Abstract

Using publicly reported data, and established geochemical relationships, the familiar maturity map in unconventional fields presented as binned produced fluid types (black oil, volatile oil, wet gas, dry gas), can be upgraded into a quantitative tool for evaluating resources, economics, and field thermal maturity patterns. For single source hydrocarbons, thermal maturity is highly correlated to the thermally evolved fluid chemistry eventually produced at the surface. Production measurements such as gas density, oil density, and gas-oil ratio, directly reflect the evolved chemistry, and can inform a map of thermal maturity. These parameters are also the common dependent variables in fluid property models such as for bubble point, formation volume factor, and viscosity. These models can be viewed as a normalization function for synthesizing production properties into a common maturity metric. An added benefit of treating fluid properties as a maturity scale is that they are more closely tied to economics than more precisely accurate factors like transformation ratio, though transformation ratio can be used to confirm that fluid properties deliver an effective nonlinear maturity scale.

Introduction

In unconventional resources, organic material thermal maturity is a key element for grouping like geologic areas to forecast production, support reserves, and prioritize development. As operators expand unconventional resource plays, especially into decreasing oil volatility, maturity risk becomes even more important to risk management. Unfortunately, sparse data coverage of geochemical samples, especially on the margins of a historical field, can conceal the risks and opportunities in the subtleties of thermal maturity. To make organic maturity more useful as a decision tool, geochemical features like hydrogen index or Tmax need to be calibrated to relevant productivity features so that changes in maturity can be considered in terms of expected changes in productivity.

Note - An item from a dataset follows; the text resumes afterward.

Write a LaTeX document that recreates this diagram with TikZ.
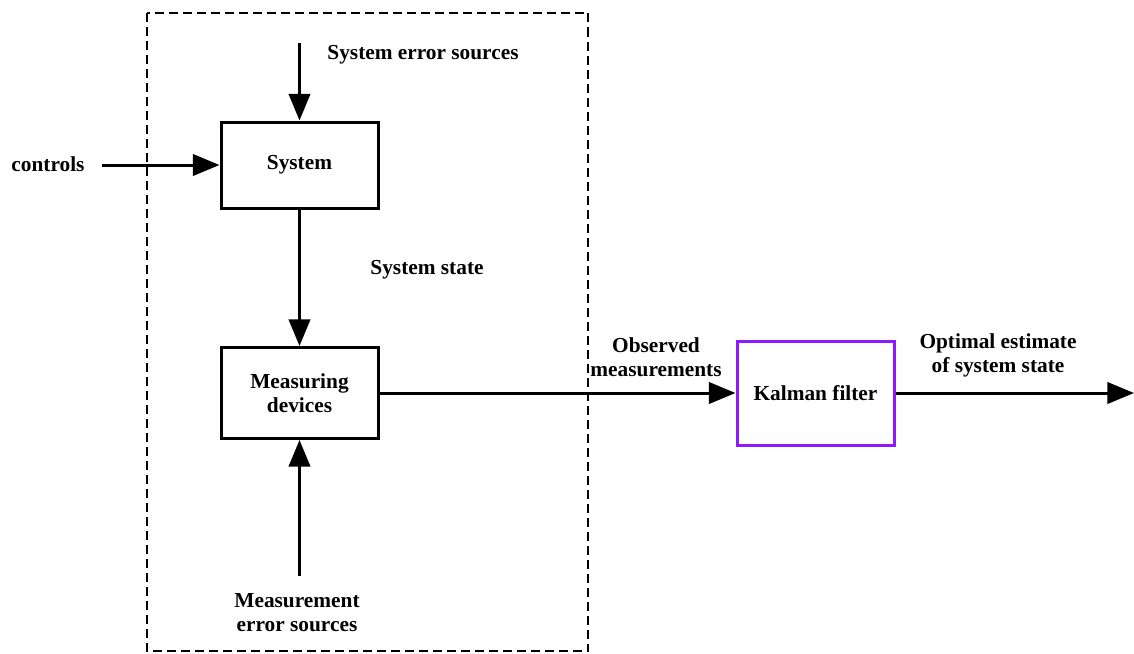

The chemistry of produced hydrocarbons can be simplistically considered as a distribution of saturated hydrocarbons by carbon number. Changes in the shape of this chemical distribution impact physical features of the solution such as density, volatility, viscosity, etc. Higher maturity hydrocarbons become enriched in shorter saturates shorter molecules are cleaved from larger ones. The first aim of this paper is to link models of thermal maturity to hydrocarbon chemistry, and this chemistry to commonly measured fluid properties which can be used as maturity indicators.